- _Exercise aim_
Repeat the listing exactly as given, omitting every image.

- _Collected data_
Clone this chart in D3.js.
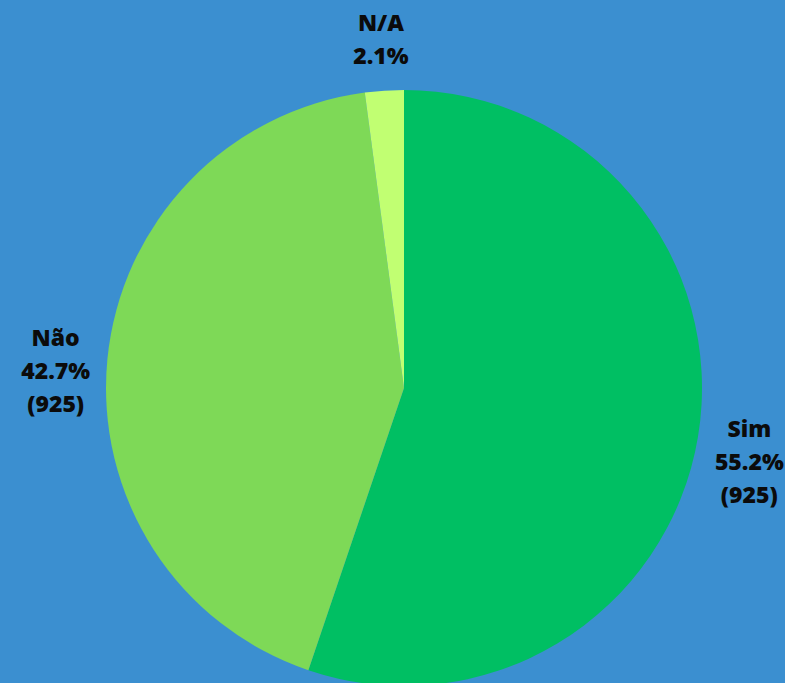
<!DOCTYPE html>
<html lang="en">
    <head>
        <meta charset="utf-8">
        <title>Pie chart</title>
        <script type="text/javascript" src="https://d3js.org/d3.v7.min.js"></script>
        <style type="text/css">
            body {
                margin: 0;
                padding: 0;
                background: #3B8FD0;
            }
            .label {
                font-family: "Open Sans", Arial, sans-serif;
                font-size: 23px;
                font-weight: 800;
                fill: #0b0b0b;
            }
        </style>
    </head>
    <body>
        <script type="text/javascript">

            // data
            const categories = ["Sim", "Não", "N/A"];
            const percents = [55.2, 42.7, 2.1];
            const counts = [925, 925, null];
            const colors = ["#00BF63", "#7ED957", "#C1FF72"];

            const svgW = 785;
            const svgH = 683;
            const cx = 404;
            const cy = 388;
            const radius = 298;
            const labelR = 350;
            const lineH = 33;

            const dataset = categories.map((c, i) => ({
                name: c,
                pct: percents[i],
                count: counts[i],
                color: colors[i]
            }));

            const svg = d3.select("body")
                .append("svg")
                .attr("width", svgW)
                .attr("height", svgH)
                .style("display", "block");

            svg.append("rect")
                .attr("width", svgW)
                .attr("height", svgH)
                .attr("fill", "#3B8FD0");

            const pie = d3.pie()
                .sort(null)
                .value(d => d.pct);

            const arc = d3.arc()
                .innerRadius(0)
                .outerRadius(radius);

            const labelArc = d3.arc()
                .innerRadius(labelR)
                .outerRadius(labelR);

            const g = svg.append("g")
                .attr("transform", "translate(" + cx + "," + cy + ")");

            const arcs = pie(dataset);

            g.selectAll("path")
                .data(arcs)
                .enter()
                .append("path")
                .attr("d", arc)
                .attr("fill", d => d.data.color);

            // labels: name, percent, (count)
            arcs.forEach(function(d) {
                const lines = [d.data.name, d.data.pct.toFixed(1) + "%"];
                if (d.data.count !== null) lines.push("(" + d.data.count + ")");
                const c = labelArc.centroid(d);
                const mid = (d.startAngle + d.endAngle) / 2;
                // side labels sit a bit lower
                const shift = 17 * Math.abs(Math.sin(mid));
                const firstY = c[1] + shift - (lines.length - 1) * lineH / 2 + 8;
                const t = g.append("text")
                    .attr("class", "label")
                    .attr("text-anchor", "middle");
                lines.forEach(function(l, i) {
                    t.append("tspan")
                        .attr("x", c[0])
                        .attr("y", firstY + i * lineH)
                        .text(l);
                });
            });

        </script>
    </body>
</html>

- _The output_
Clone this chart in D3.js.
<!DOCTYPE html>
<html lang="en">
    <head>
        <meta charset="utf-8">
        <title>Pie chart</title>
        <script type="text/javascript" src="https://d3js.org/d3.v7.min.js"></script>
        <style type="text/css">
            body {
                margin: 0;
                padding: 0;
                background: #3B8FD0;
            }
            .label {
                font-family: "Open Sans", Arial, sans-serif;
                font-size: 23px;
                font-weight: 800;
                fill: #0b0b0b;
            }
        </style>
    </head>
    <body>
        <script type="text/javascript">

            // data
            const categories = ["Sim", "Não", "N/A"];
            const percents = [55.2, 42.7, 2.1];
            const counts = [925, 925, null];
            const colors = ["#00BF63", "#7ED957", "#C1FF72"];

            const svgW = 785;
            const svgH = 683;
            const cx = 404;
            const cy = 388;
            const radius = 298;
            const labelR = 350;
            const lineH = 33;

            const dataset = categories.map((c, i) => ({
                name: c,
                pct: percents[i],
                count: counts[i],
                color: colors[i]
            }));

            const svg = d3.select("body")
                .append("svg")
                .attr("width", svgW)
                .attr("height", svgH)
                .style("display", "block");

            svg.append("rect")
                .attr("width", svgW)
                .attr("height", svgH)
                .attr("fill", "#3B8FD0");

            const pie = d3.pie()
                .sort(null)
                .value(d => d.pct);

            const arc = d3.arc()
                .innerRadius(0)
                .outerRadius(radius);

            const labelArc = d3.arc()
                .innerRadius(labelR)
                .outerRadius(labelR);

            const g = svg.append("g")
                .attr("transform", "translate(" + cx + "," + cy + ")");

            const arcs = pie(dataset);

            g.selectAll("path")
                .data(arcs)
                .enter()
                .append("path")
                .attr("d", arc)
                .attr("fill", d => d.data.color);

            // labels: name, percent, (count)
            arcs.forEach(function(d) {
                const lines = [d.data.name, d.data.pct.toFixed(1) + "%"];
                if (d.data.count !== null) lines.push("(" + d.data.count + ")");
                const c = labelArc.centroid(d);
                const mid = (d.startAngle + d.endAngle) / 2;
                // side labels sit a bit lower
                const shift = 17 * Math.abs(Math.sin(mid));
                const firstY = c[1] + shift - (lines.length - 1) * lineH / 2 + 8;
                const t = g.append("text")
                    .attr("class", "label")
                    .attr("text-anchor", "middle");
                lines.forEach(function(l, i) {
                    t.append("tspan")
                        .attr("x", c[0])
                        .attr("y", firstY + i * lineH)
                        .text(l);
                });
            });

        </script>
    </body>
</html>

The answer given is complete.